Verizon agreed to pay $3.4 million as a penalty for the 911 outage that affected its California customers in April 2014.

According to the results of a U.S. Federal Communications Commission (FCC) investigation, the company failed to notify call centers at least two hours before the outage that affected not only its California customers but millions of people from other states as well. For about six hours last year, 750,000 California residents were unable to reach a 911 representative.

Other states affected by the 911 outage included California, Florida, Minnesota, North Carolina, Pennsylvania, South Carolina and Washington. More than six million emergency calls didn't reach the call centers, according to PCWorld.

Verizon agreed to pay the fine and comply with the recommendations of the federal agency.

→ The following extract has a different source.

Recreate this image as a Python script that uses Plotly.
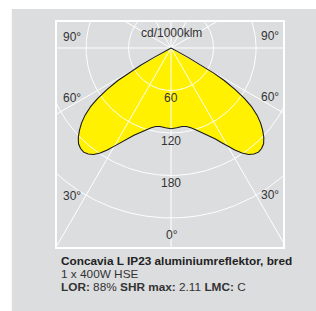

"Americans must have confidence that they will be able to reach 911 in an emergency," FCC Chairman Tom Wheeler said in a statement. "We take seriously our obligation to ensure the nation's 911 systems function reliably. We will continue to work with providers to ensure that advances in 911 technologies lead to improved communications between citizens and first responders."

Last year's outage is not new to Verizon. In 2012, the FCC started reviewing reports from Northern Virginia customers who were also unable to call 911 after the June 29 storms. The company blamed the outage on the failure of two generators at an office in Arlington County, Washington Post reported.

The FCC is now requiring Verizon to have "a far-reaching compliance plan" to ensure that the same problem will not happen again.